Sports Interactive has wanted to break into the US for years, but had been waiting for the right game because it thought football management was wrong for the US market.

It stumbled across ice hockey almost by accident, when a Finnish university student, Risto Remes, was working on an ice hockey game for himself, into which he incorporated some of Championship Manager's concepts. Sports Interactive liked what it saw, and offered Remes a job developing the game in-house.

"It has been flying off the shelves in Scandinavia, so there is a lot less pressure on us in the US," Jacobson told Guardian Unlimited.

Nevertheless, the success or otherwise of NHL Eastside will be crucial to Sports Interactive's plans to crack the US. Jacobson, who started as a tester and researcher for the company before ending up running it, will be travelling to San Francisco, Minnesota, Toronto and New York for a roadshow as the game launches in the US next month.

"We have to educate the Americans. They've never had management games - they don't really exist," says Jacobson.

He says he is surprised that management games have not taken off in the US, as American fans - particularly those of baseball - are obsessed with statistics.

However, the reviews so far have been less than overwhelming. A review in Games magazine says NHL Eastside Hockey Manager "falls short of greatness" because players have fewer opportunities to make tactical changes to the teams than in Championship Manager.

"There's no doubt that this is a fine hockey-management game; the question is how much fun can a hockey management game really be?" the reviewer asks, giving the game 6/10.

Perhaps just as important as pushing NHL Eastside in the US will be the launch of Football Manager early next year. It will go head-to-head with Championship Manager, the phenomenally successful football management game.

Sports Interactive worked for 11 years with publishers Eidos to create Championship Manager, a football management game that has won cult status. Its legions of fans rave about its astonishing level of detail with uncannily realistic information about players through all levels of the game, down to youth squads.

Championship Manager won a fan base that fed vast amounts of information into Sports Interactive, allowing the company to build up an impressive database about individual football players.

Armed with this information, aspiring managers would buy and sell players, select teams for matches, and set out to try and win their chosen league. It is the kind of game that leads to friction between spouses, if not outright divorce.

But Sports Interactive last year split with Eidos over "strategic differences" and, in February, signed a five-year deal with Sega, the computer games publisher behind Sonic the Hedgehog. Sports Interactive will make the games, Sega will publish them, and Sports Interactive will have a say in marketing.

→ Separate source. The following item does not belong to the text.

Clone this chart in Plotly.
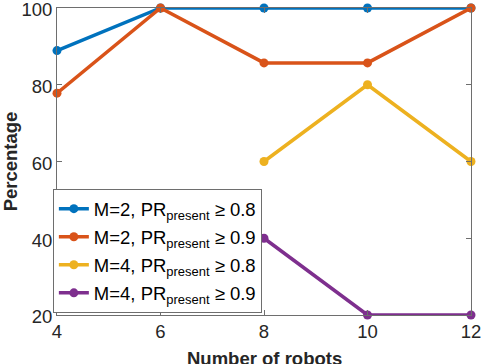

Eidos kept the rights to the Championship Manager, and will release Championship Manager 5. For their part, Sports Interactive and Sega will bring out Football Manager 2005 for the next football season. Going up against a game with near-mythic status will be tough, but Jacobson is confident that Football Manager can hack it.

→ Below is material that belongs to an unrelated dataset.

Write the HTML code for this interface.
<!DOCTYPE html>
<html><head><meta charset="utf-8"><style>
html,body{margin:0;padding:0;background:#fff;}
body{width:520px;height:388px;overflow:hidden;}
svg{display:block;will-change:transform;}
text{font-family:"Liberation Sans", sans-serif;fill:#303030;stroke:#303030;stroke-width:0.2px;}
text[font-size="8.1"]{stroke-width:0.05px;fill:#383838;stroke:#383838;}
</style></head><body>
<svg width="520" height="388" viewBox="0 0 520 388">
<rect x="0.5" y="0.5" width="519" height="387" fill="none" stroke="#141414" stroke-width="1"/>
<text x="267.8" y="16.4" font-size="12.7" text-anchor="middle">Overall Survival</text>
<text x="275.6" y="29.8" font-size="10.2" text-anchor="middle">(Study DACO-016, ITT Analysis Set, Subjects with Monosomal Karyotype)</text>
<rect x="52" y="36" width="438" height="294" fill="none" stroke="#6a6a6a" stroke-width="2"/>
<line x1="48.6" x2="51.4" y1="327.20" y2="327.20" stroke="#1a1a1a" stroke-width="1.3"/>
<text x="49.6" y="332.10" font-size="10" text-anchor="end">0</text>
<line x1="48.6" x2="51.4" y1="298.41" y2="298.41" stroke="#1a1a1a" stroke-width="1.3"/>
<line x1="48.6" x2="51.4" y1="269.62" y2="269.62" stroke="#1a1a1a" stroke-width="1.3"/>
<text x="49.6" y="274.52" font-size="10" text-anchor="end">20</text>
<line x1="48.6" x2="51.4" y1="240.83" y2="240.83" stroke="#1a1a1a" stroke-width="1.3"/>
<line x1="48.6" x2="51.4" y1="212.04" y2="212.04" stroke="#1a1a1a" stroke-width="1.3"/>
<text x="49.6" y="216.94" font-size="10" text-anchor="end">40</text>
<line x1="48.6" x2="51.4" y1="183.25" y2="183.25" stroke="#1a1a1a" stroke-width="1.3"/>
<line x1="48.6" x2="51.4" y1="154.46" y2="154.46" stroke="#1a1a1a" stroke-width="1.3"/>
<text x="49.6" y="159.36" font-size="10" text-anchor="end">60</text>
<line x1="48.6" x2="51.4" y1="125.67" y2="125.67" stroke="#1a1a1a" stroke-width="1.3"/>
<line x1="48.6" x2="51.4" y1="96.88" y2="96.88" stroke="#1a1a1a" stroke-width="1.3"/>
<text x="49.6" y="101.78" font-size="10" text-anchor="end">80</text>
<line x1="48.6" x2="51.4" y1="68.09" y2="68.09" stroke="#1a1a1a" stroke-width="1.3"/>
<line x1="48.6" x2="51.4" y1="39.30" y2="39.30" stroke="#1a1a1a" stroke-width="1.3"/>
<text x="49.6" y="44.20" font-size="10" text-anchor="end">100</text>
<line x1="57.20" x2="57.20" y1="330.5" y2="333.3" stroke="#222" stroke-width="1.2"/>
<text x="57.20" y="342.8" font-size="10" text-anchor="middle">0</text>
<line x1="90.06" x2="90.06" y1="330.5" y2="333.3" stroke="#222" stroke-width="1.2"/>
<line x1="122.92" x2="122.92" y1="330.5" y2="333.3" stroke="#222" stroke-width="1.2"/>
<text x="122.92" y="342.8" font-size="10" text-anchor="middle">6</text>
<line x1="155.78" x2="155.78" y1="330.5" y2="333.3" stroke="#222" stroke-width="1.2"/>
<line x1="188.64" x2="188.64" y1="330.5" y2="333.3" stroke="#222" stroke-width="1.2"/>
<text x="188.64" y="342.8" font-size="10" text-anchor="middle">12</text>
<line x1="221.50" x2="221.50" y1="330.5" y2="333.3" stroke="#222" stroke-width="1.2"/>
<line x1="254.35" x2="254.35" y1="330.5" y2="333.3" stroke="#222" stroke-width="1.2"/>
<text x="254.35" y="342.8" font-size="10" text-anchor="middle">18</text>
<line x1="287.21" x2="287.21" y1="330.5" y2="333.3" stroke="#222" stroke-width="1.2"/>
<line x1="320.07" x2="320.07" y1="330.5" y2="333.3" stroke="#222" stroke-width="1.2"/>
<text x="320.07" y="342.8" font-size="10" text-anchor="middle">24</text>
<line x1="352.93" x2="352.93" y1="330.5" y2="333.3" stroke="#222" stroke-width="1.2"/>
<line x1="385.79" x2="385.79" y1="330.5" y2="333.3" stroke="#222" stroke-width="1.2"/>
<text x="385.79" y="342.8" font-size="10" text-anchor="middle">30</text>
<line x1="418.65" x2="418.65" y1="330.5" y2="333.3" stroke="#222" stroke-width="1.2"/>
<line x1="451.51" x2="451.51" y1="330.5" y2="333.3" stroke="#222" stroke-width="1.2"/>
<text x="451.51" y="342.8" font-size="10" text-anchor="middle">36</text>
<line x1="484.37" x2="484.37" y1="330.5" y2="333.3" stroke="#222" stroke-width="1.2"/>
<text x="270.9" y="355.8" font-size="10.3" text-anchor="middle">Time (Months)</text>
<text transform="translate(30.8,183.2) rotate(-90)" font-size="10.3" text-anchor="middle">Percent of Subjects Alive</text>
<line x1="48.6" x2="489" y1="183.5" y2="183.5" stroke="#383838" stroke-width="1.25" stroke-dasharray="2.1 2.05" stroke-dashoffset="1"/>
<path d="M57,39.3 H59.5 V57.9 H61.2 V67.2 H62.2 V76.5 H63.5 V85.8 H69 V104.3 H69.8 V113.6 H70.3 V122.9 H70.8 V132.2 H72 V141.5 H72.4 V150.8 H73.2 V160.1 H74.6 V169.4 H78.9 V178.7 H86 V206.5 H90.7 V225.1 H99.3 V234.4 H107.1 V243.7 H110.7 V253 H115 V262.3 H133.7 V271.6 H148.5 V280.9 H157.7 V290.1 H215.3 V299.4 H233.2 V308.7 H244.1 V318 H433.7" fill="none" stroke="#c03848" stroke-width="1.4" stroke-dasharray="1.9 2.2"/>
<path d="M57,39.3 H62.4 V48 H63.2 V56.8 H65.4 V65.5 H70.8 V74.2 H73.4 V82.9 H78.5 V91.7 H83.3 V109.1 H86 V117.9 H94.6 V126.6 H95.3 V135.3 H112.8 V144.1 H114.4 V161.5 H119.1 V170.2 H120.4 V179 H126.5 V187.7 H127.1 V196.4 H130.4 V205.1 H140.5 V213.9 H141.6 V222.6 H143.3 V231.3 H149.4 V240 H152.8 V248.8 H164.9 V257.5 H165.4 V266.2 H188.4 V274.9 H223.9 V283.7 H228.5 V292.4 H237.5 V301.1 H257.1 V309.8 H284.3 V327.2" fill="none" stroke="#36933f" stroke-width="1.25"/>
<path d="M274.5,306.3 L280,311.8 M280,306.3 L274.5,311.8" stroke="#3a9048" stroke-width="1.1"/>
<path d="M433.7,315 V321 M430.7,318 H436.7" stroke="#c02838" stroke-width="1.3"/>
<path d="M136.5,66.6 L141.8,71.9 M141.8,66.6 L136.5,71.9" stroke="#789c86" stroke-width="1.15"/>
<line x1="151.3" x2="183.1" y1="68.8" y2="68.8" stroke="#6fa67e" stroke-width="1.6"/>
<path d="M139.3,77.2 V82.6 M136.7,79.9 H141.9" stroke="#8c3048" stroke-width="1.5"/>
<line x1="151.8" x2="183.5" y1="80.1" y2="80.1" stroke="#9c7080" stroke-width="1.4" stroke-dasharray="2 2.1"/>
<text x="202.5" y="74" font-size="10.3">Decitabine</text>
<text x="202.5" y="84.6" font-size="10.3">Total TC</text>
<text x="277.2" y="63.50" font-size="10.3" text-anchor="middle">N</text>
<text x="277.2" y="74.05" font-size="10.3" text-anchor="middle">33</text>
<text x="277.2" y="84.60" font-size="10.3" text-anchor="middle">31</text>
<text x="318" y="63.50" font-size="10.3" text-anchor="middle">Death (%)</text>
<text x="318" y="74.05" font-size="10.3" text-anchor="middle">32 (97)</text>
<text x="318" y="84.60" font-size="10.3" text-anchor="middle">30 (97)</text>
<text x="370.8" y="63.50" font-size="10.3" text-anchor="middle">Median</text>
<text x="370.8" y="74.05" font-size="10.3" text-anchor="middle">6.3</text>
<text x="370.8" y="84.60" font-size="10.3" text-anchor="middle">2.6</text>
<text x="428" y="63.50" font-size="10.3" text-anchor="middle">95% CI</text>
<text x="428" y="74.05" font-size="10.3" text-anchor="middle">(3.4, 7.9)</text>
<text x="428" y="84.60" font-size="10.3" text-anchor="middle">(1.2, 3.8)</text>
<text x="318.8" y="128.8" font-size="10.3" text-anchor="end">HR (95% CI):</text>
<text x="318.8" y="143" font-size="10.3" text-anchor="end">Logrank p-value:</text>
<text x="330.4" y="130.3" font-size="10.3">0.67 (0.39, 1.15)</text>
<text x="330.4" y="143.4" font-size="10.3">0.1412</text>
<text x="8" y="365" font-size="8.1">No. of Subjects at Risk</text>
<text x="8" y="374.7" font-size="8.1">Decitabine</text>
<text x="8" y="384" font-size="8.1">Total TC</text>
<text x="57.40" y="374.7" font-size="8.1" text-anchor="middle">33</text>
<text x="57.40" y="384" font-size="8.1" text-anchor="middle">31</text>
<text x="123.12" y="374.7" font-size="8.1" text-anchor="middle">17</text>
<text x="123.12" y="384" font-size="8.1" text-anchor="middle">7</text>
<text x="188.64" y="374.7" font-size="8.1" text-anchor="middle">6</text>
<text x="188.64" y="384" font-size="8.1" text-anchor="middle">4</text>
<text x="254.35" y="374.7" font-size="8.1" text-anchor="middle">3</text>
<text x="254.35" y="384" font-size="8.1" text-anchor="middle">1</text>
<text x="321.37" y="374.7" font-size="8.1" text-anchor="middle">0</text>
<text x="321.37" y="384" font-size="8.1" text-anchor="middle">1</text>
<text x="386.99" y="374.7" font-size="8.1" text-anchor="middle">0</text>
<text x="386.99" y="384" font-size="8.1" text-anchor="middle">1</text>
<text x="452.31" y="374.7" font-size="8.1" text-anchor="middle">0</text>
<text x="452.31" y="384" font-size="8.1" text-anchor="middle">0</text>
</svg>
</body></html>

"People are aware of the split," says Jacobson. "It is not the brand but what's inside the product that's important. If Bloomsbury [the publisher] released lots of Harry Potter books not written by J K Rowling, Harry Potter fans are not going to be very happy ... We aim to be the number one in football management in the market."

He believes there is lots of room for competition. "I wish them [Eidos] well - we worked on the brand for 11 years - but now we have our own brand, and we plan to do as good a job, if not better," he says.

For the British games developers that have created best-selling products, the rewards have been enormous. Grand Theft Auto: Vice City, one of the world's best-selling games of all time, was created by a British company, Rockstar North. But not everyone can become a Rockstar.

Last year, the once-mighty UK developer industry saw a string of companies crash and burn, including Kaboom, HotGen, Computer Artworks, developer/publisher Rage, Runecraft, Lost Toys, Crawfish, Toys In The Attic, Software Creations and studios run by Infogrames in Sheffield and Vis Entertainment in London.

Jacobson says one of the reasons behind so many companies going bust is the soaring cost of developing games. The different formats - from Sony's Playstation to Microsoft's Xbox and Nintendo's GameCube - also complicate life for developers, although Jacobson thinks that the cycle of the next generation of consoles might last longer, easing the pressure on developers.

"We're very mindful of not spending too much money," he says. "While we're still profitable, we're reinvesting every penny in the business."